En la sala hizo presencia el periodista José Martí, futuro apóstol de la independencia de Cuba. El 21 de octubre, el diario argentino La Nación le publicó un artículo. En él describía la actitud de Lucy cuando se dictaba sentencia: «Allí la mulata de Parsons, implacable e inteligente como él, que no pestañea en los mayores aprietos, que habla con feroz energía en las juntas públicas, que no se desmaya como las demás, que no mueve un músculo del rostro cuando oye la sentencia fiera […] Ella aprieta el rostro contra su puño cerrado. No mira; no responde; se le nota en el puño un temblor creciente…».
Lucy, acompañada de sus hijos, empezó a recorrer el país durante casi un año. Explicaba el caso. Hablaba de noche y viajaba de día. Escribió centenares de cartas a sindicatos y distintas autoridades, tanto de Estados Unidos como de todo el mundo. La solidaridad que nació fue inmensa.
Aún así, el 11 de noviembre de 1887 se cumplió la sentencia. Años más tarde, Lucy recordaría la mañana en que llevó a sus hijos hasta donde tenían a los condenados. Ella pidió: «dejen a estos niños dar a su padre el último adiós». La respuesta fue retenerlos. «Nos quedamos encerrados en la estación de policía, mientras que el infernal delito se consumaba».
Poco antes de que lo ahorcaran, Albert le escribió a Lucy: «Tú eres una mujer del pueblo y al pueblo te lego…».
El 1 de Mayo, como Día Internacional de los Trabajadores y Trabajadoras, fue acordado en el Congreso Obrero Socialista, celebrado en París en 1889. Era el homenaje a los Cinco Mártires de Chicago. Al año siguiente se conmemoró por primera vez. Lucy participó en la manifestación realizada en Chicago.
Ya era conocida como «la Viuda Mexicana de los Mártires de Chicago».
Ya los patrones venían aplicando la jornada de 8 horas. No había sido en vano el sacrificio.
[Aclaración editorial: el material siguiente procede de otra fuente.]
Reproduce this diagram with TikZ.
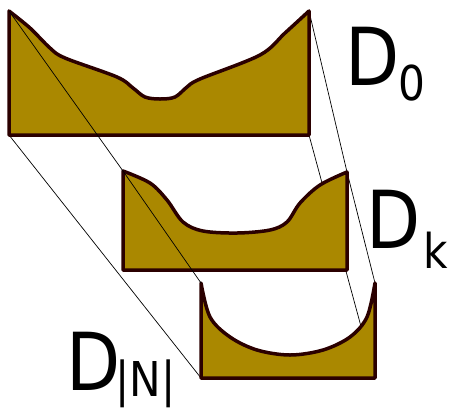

Tras el ahorcamiento de su esposo, Lucy siguió recorriendo el país, organizando a las trabajadoras y escribiendo en periódicos sindicales. En junio de 1905 estuvo presente en la constitución de la organización Trabajadores Industriales del Mundo, en Chicago. Solo 12 mujeres participaron, y ella fue la única que se atrevió a tomar la palabra. «Nosotras, las mujeres de este país, no tenemos derecho a ningún voto. La única manera de estar representadas es tomar a un hombre para representarnos […] y yo me sentiría rara al pedirle a un hombre que me represente [...] Somos esclavas de los esclavos…». Finalizó su discurso expresando: «¡No hay poder humano que pueda detener a los hombres y mujeres que están decididos a ser libres!».
Siempre tuvo enfrentamientos con las feministas. Poco las soportaba. Catalogaba al feminismo como algo típico de la clase media. Sostenía que más servía para confrontar a mujeres contra hombres. Repetía que la liberación de las mujeres llegaría con la emancipación de la clase obrera de la explotación capitalista.
Con 80 años de edad, Lucy continuaba dictando discursos en la Plaza Bughouse de Chicago. Seguía asesorando, formando. En febrero de 1941, a sus 88 años, hizo la última aparición pública. Al año siguiente, el 7 de marzo, ya ciega, la muerte la sorprendió al incendiarse su casa.
Aun muerta la policía la seguía considerando una amenaza: sus miles de documentos y libros fueron confiscados.
Este texto hace parte del libro «Latinas de falda y pantalón». Hernando Calvo Ospina. Editorial El Viejo Topo. España, abril 2015.